Asthma project cuts hospitalizations by 95%

ER visits drop 87% after benchmarking effort

When patients with severe asthma receive extensive patient education and close follow-up care, emergency room visits and hospital admissions can drop dramatically. You’ve probably heard that before, but now you can see it in action: A quality improvement project at the Burlington, MA-based Lahey Clinic slashed hospitalizations by 95% and emergency room visits by 87% in a year and a half.

At the Lahey Clinic, quality improvement has become an integral part of routine practice in many areas. But asthma specialists felt not enough attention was being paid to improving care for their sickest patients, so they formed a multidisciplinary team to study the issue.

"We were frustrated that we really didn’t have a good system for taking care of a certain fraction of asthma patients," says Andrew Villanueva, MD, a pulmonologist and critical care specialist who is director of the Lahey Clinic’s Asthma Center. "Most of the time, asthma is a mild or moderate disease that you can take care of in a routine office visit, but there are some patients that really are quite costly. Between 5% and 10% of patients account for 70% to 80% of costs because they use the emergency room a lot and are hospitalized frequently."

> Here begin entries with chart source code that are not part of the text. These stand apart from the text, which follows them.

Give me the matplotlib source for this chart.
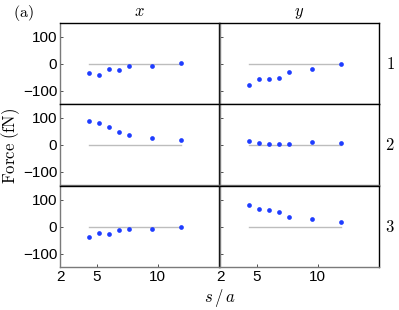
import matplotlib
matplotlib.use("Agg")
import matplotlib.pyplot as plt

# ------------------------------
# Data
# ------------------------------
s_over_a = [4.4, 5.2, 6.0, 6.8, 7.6, 9.5, 11.9]

force_x = {
    1: [-37, -43, -19, -23, -9, -11, 2],
    2: [87, 78, 63, 46, 36, 23, 15],
    3: [-38, -23, -28, -14, -10, -9, -1],
}
force_y = {
    1: [-81, -57, -57, -53, -30, -21, -3],
    2: [12, 4, 3, 3, 2, 11, 6],
    3: [79, 64, 60, 52, 36, 28, 15],
}

rows = [1, 2, 3]
x_ticks = [2, 5, 10]
y_ticks = [-100, 0, 100]

plt.rcParams["mathtext.fontset"] = "cm"
plt.rcParams["font.family"] = "Liberation Sans"

DOT = "#1f3dff"
ZERO = "#bdbdbd"
SPINE_GRAY = "#7a7a7a"


def main():
    fig = plt.figure(figsize=(3.99, 3.10), dpi=100)

    lefts = [0.1504, 0.5514]
    bottoms = [0.6645, 0.4032, 0.1387]
    w, h = 0.3985, 0.2613

    for r, row in enumerate(rows):
        for c, data in enumerate([force_x, force_y]):
            ax = fig.add_axes([lefts[c], bottoms[r], w, h])
            ax.plot([s_over_a[0], s_over_a[-1]], [0, 0], color=ZERO, lw=1.0, zorder=1)
            ax.plot(s_over_a, data[row], "o", color=DOT, ms=3.4, mec="none", zorder=2)

            ax.set_xlim(2, 15)
            ax.set_ylim(-150, 150)
            ax.set_xticks(x_ticks)
            ax.set_yticks(y_ticks)
            ax.tick_params(direction="in", length=2, width=0.6, labelsize=11,
                           colors="#333333", labelcolor="black", pad=2)

            for side in ["left", "bottom"]:
                ax.spines[side].set_color(SPINE_GRAY)
                ax.spines[side].set_linewidth(1.0)
            for side in ["top", "right"]:
                ax.spines[side].set_color("black")
                ax.spines[side].set_linewidth(1.0)

            if c == 1:
                ax.set_yticklabels([])
            if r < 2:
                ax.set_xticklabels([])
                ax.tick_params(axis="x", length=0)

            if r == 0:
                ax.set_title(["$x$", "$y$"][c], fontsize=12, pad=5)
            if c == 1:
                ax.text(1.07, 0.5, rf"$\mathrm{{{row}}}$", transform=ax.transAxes,
                        fontsize=12, ha="center", va="center")

    fig.text(0.033, 0.957, r"$\mathrm{(a)}$", fontsize=11.5, ha="left", va="center")
    fig.text(0.027, 0.53, r"$\mathrm{Force\ (fN)}$", fontsize=12, rotation=90,
             ha="center", va="center")
    fig.text(0.55, 0.038, "$s\\,/\\,a$", fontsize=12, ha="center", va="center")

    fig.savefig("out.png", dpi=100)
    plt.close(fig)


if __name__ == "__main__":
    main()
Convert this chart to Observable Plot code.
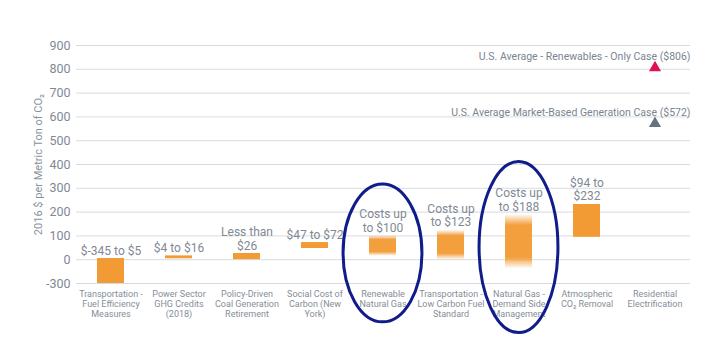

The team — made up of pulmonologists, allergists, pediatricians, internists, emergency room physicians, respiratory therapists, nurses, pharmacists, and quality resource personnel — included benchmarking in the process. External benchmarking included conversations with Boston-area physicians and a literature review, while internal benchmarking came through setting up data collection on four parameters:

1. clinical outcomes;

2. functional health status;

3. patient satisfaction;

4. cost.

Data collection is ongoing in these areas, Villanueva says. Clinical measures include number of prescriptions filled of beta agonists each month, use of anti-inflammatory medications, and average morning peak flows. The team set two goals: Patients use less than one canister a month of a beta agonist, and 80% to 90% of patients take anti-inflammatory medications. Functional health status is measured using the SF-36 quality of life survey as well as anxiety and depression scores. Satisfaction is measured through questionnaires for patients and soon, referring physicians. Cost will be measured on emergency visits and hospitalizations.

But it’s clear so far that the dramatic reductions in two problem areas — emergency visits and hospitalizations — can be achieved through extensive education and a multidisciplinary approach to following patients, he says.

The Asthma Center accepts patients who have been hospitalized or have been to the emergency room twice in a six-month period for asthma. The patients make an initial visit of about four hours in which they see all the members of the multidisciplinary care team: a nurse (who will be permanently assigned to the case), a pulmonologist, an allergist, a pharmacist, and a respiratory therapist. The nurse takes the patient history on a standardized form, the pulmonologist looks at the medication regimen and any medical confounding factors that might be causing the symptoms, the allergist focuses on environmental aspects and skin testing, and the pharmacist goes over the medications. The respiratory therapist administers pulmonary function tests and watches how the patient uses a metered dose inhaler and peak flow meter.

At the end of the visit, the entire team meets to discuss the patient’s status and determine the cause of the difficulty, he says. The team comes up with a treatment plan, which the physician discusses with the patient before he or she leaves that same day. The nurse and pharmacist go over the details, especially the action plan for how to handle symptoms, as well as any changes in medications. The plan always includes keeping in touch with the patient’s primary care physician.

"They now have a person they can call if they have any questions or problems. Rather than going to the emergency room, they can call us and we can take care of the asthma flare-ups at home, or they can come to our office right away, and we can help them," Villanueva says.

Deborah McManus, RN, an Asthma Center nurse, says the fact that patients see everyone on the team and hear the evaluation of their status on the same day makes a big difference. "Everyone gets different information from the patient, so collectively we have a better picture of the patient than we would separately," she says.

Patients leave that day with their medications, spacers, peak flow meters, or whatever equipment they need to control their asthma. Follow-up visits are scheduled within a month and then again four to five months later. "We empower the patients to take care of themselves and understand their own asthma," McManus says. "We want to make life as easy as possible for them."

Patients also go home with a binder that includes 24-hour phone numbers for accessing a nurse and a personal treatment plan that tells them what to do if symptoms fall in certain zones. The nurses are responsible for much of the education process and can schedule return visits for the sole purpose of teaching something to a patient. "We can reduce 70% of the problems over the phone," she says. "We develop a rapport with them that allows them to feel comfortable calling us."